[BEGIN]

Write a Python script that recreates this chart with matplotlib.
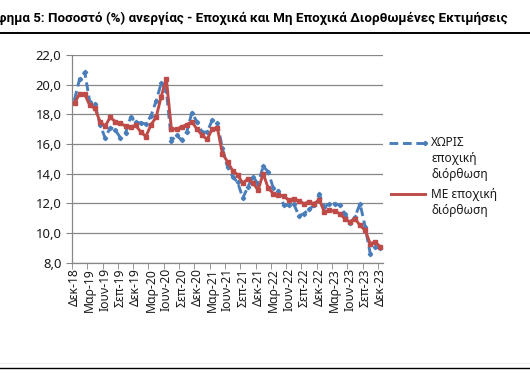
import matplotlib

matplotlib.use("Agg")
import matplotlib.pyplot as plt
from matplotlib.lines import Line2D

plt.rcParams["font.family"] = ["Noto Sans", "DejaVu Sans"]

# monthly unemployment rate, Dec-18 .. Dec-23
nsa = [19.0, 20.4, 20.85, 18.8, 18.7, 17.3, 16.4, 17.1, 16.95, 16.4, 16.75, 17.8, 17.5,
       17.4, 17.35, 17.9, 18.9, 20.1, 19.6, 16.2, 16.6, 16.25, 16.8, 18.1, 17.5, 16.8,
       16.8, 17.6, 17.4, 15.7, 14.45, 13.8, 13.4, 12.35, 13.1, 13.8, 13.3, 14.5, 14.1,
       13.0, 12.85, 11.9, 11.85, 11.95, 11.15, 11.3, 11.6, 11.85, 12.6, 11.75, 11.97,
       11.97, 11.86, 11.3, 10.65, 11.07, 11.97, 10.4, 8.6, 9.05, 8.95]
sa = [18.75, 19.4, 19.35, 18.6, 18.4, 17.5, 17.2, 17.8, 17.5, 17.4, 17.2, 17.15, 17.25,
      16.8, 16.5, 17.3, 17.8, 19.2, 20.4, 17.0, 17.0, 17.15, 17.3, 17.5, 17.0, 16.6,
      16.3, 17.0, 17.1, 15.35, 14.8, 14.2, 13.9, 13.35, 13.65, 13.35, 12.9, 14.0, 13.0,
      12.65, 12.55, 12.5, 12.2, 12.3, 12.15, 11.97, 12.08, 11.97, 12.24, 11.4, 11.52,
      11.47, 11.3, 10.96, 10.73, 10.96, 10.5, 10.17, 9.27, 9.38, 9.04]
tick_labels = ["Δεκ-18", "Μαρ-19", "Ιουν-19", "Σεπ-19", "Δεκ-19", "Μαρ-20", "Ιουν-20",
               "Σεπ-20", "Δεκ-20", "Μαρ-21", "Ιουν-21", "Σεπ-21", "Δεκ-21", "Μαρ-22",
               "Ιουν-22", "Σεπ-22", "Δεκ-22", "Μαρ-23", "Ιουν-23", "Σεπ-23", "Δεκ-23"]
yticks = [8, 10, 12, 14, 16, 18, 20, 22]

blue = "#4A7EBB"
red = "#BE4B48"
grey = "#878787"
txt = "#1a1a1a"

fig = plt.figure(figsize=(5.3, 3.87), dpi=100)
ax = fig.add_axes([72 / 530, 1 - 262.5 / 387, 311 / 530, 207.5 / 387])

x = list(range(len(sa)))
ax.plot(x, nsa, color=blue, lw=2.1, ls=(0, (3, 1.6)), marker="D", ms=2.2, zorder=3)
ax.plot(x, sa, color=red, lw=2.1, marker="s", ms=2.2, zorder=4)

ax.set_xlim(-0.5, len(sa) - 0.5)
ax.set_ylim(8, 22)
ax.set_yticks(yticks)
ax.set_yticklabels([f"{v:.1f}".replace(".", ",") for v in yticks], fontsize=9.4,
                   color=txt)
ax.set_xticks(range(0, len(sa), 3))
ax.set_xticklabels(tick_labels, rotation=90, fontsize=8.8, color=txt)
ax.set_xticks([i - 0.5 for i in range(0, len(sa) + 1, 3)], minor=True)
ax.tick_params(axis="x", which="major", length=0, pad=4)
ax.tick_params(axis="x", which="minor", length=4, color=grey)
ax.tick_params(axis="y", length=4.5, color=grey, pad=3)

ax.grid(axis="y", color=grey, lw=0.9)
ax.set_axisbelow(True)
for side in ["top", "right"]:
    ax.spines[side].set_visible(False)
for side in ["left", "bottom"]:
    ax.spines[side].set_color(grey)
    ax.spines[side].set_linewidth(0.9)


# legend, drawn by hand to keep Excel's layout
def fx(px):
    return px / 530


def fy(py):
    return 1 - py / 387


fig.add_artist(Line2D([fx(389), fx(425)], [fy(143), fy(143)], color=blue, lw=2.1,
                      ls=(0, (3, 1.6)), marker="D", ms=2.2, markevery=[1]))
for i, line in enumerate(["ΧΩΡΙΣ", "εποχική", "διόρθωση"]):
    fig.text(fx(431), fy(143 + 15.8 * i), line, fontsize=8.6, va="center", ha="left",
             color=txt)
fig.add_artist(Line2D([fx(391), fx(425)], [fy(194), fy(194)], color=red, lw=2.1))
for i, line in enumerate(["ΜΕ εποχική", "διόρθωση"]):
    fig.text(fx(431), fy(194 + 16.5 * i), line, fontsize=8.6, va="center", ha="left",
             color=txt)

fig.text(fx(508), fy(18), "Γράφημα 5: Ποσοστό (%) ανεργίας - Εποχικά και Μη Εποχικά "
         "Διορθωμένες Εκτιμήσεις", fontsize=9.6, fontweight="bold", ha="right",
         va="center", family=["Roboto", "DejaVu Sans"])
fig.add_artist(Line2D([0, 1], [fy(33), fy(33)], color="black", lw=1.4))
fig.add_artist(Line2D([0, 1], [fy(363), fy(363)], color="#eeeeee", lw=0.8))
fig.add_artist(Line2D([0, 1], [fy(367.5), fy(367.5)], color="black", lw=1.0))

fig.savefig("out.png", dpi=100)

[END]

#### The problem
From the data above, write out everything exactly except the pictures.

#### Solution to this problem
Write a Python script that recreates this chart with matplotlib.
import matplotlib

matplotlib.use("Agg")
import matplotlib.pyplot as plt
from matplotlib.lines import Line2D

plt.rcParams["font.family"] = ["Noto Sans", "DejaVu Sans"]

# monthly unemployment rate, Dec-18 .. Dec-23
nsa = [19.0, 20.4, 20.85, 18.8, 18.7, 17.3, 16.4, 17.1, 16.95, 16.4, 16.75, 17.8, 17.5,
       17.4, 17.35, 17.9, 18.9, 20.1, 19.6, 16.2, 16.6, 16.25, 16.8, 18.1, 17.5, 16.8,
       16.8, 17.6, 17.4, 15.7, 14.45, 13.8, 13.4, 12.35, 13.1, 13.8, 13.3, 14.5, 14.1,
       13.0, 12.85, 11.9, 11.85, 11.95, 11.15, 11.3, 11.6, 11.85, 12.6, 11.75, 11.97,
       11.97, 11.86, 11.3, 10.65, 11.07, 11.97, 10.4, 8.6, 9.05, 8.95]
sa = [18.75, 19.4, 19.35, 18.6, 18.4, 17.5, 17.2, 17.8, 17.5, 17.4, 17.2, 17.15, 17.25,
      16.8, 16.5, 17.3, 17.8, 19.2, 20.4, 17.0, 17.0, 17.15, 17.3, 17.5, 17.0, 16.6,
      16.3, 17.0, 17.1, 15.35, 14.8, 14.2, 13.9, 13.35, 13.65, 13.35, 12.9, 14.0, 13.0,
      12.65, 12.55, 12.5, 12.2, 12.3, 12.15, 11.97, 12.08, 11.97, 12.24, 11.4, 11.52,
      11.47, 11.3, 10.96, 10.73, 10.96, 10.5, 10.17, 9.27, 9.38, 9.04]
tick_labels = ["Δεκ-18", "Μαρ-19", "Ιουν-19", "Σεπ-19", "Δεκ-19", "Μαρ-20", "Ιουν-20",
               "Σεπ-20", "Δεκ-20", "Μαρ-21", "Ιουν-21", "Σεπ-21", "Δεκ-21", "Μαρ-22",
               "Ιουν-22", "Σεπ-22", "Δεκ-22", "Μαρ-23", "Ιουν-23", "Σεπ-23", "Δεκ-23"]
yticks = [8, 10, 12, 14, 16, 18, 20, 22]

blue = "#4A7EBB"
red = "#BE4B48"
grey = "#878787"
txt = "#1a1a1a"

fig = plt.figure(figsize=(5.3, 3.87), dpi=100)
ax = fig.add_axes([72 / 530, 1 - 262.5 / 387, 311 / 530, 207.5 / 387])

x = list(range(len(sa)))
ax.plot(x, nsa, color=blue, lw=2.1, ls=(0, (3, 1.6)), marker="D", ms=2.2, zorder=3)
ax.plot(x, sa, color=red, lw=2.1, marker="s", ms=2.2, zorder=4)

ax.set_xlim(-0.5, len(sa) - 0.5)
ax.set_ylim(8, 22)
ax.set_yticks(yticks)
ax.set_yticklabels([f"{v:.1f}".replace(".", ",") for v in yticks], fontsize=9.4,
                   color=txt)
ax.set_xticks(range(0, len(sa), 3))
ax.set_xticklabels(tick_labels, rotation=90, fontsize=8.8, color=txt)
ax.set_xticks([i - 0.5 for i in range(0, len(sa) + 1, 3)], minor=True)
ax.tick_params(axis="x", which="major", length=0, pad=4)
ax.tick_params(axis="x", which="minor", length=4, color=grey)
ax.tick_params(axis="y", length=4.5, color=grey, pad=3)

ax.grid(axis="y", color=grey, lw=0.9)
ax.set_axisbelow(True)
for side in ["top", "right"]:
    ax.spines[side].set_visible(False)
for side in ["left", "bottom"]:
    ax.spines[side].set_color(grey)
    ax.spines[side].set_linewidth(0.9)


# legend, drawn by hand to keep Excel's layout
def fx(px):
    return px / 530


def fy(py):
    return 1 - py / 387


fig.add_artist(Line2D([fx(389), fx(425)], [fy(143), fy(143)], color=blue, lw=2.1,
                      ls=(0, (3, 1.6)), marker="D", ms=2.2, markevery=[1]))
for i, line in enumerate(["ΧΩΡΙΣ", "εποχική", "διόρθωση"]):
    fig.text(fx(431), fy(143 + 15.8 * i), line, fontsize=8.6, va="center", ha="left",
             color=txt)
fig.add_artist(Line2D([fx(391), fx(425)], [fy(194), fy(194)], color=red, lw=2.1))
for i, line in enumerate(["ΜΕ εποχική", "διόρθωση"]):
    fig.text(fx(431), fy(194 + 16.5 * i), line, fontsize=8.6, va="center", ha="left",
             color=txt)

fig.text(fx(508), fy(18), "Γράφημα 5: Ποσοστό (%) ανεργίας - Εποχικά και Μη Εποχικά "
         "Διορθωμένες Εκτιμήσεις", fontsize=9.6, fontweight="bold", ha="right",
         va="center", family=["Roboto", "DejaVu Sans"])
fig.add_artist(Line2D([0, 1], [fy(33), fy(33)], color="black", lw=1.4))
fig.add_artist(Line2D([0, 1], [fy(363), fy(363)], color="#eeeeee", lw=0.8))
fig.add_artist(Line2D([0, 1], [fy(367.5), fy(367.5)], color="black", lw=1.0))

fig.savefig("out.png", dpi=100)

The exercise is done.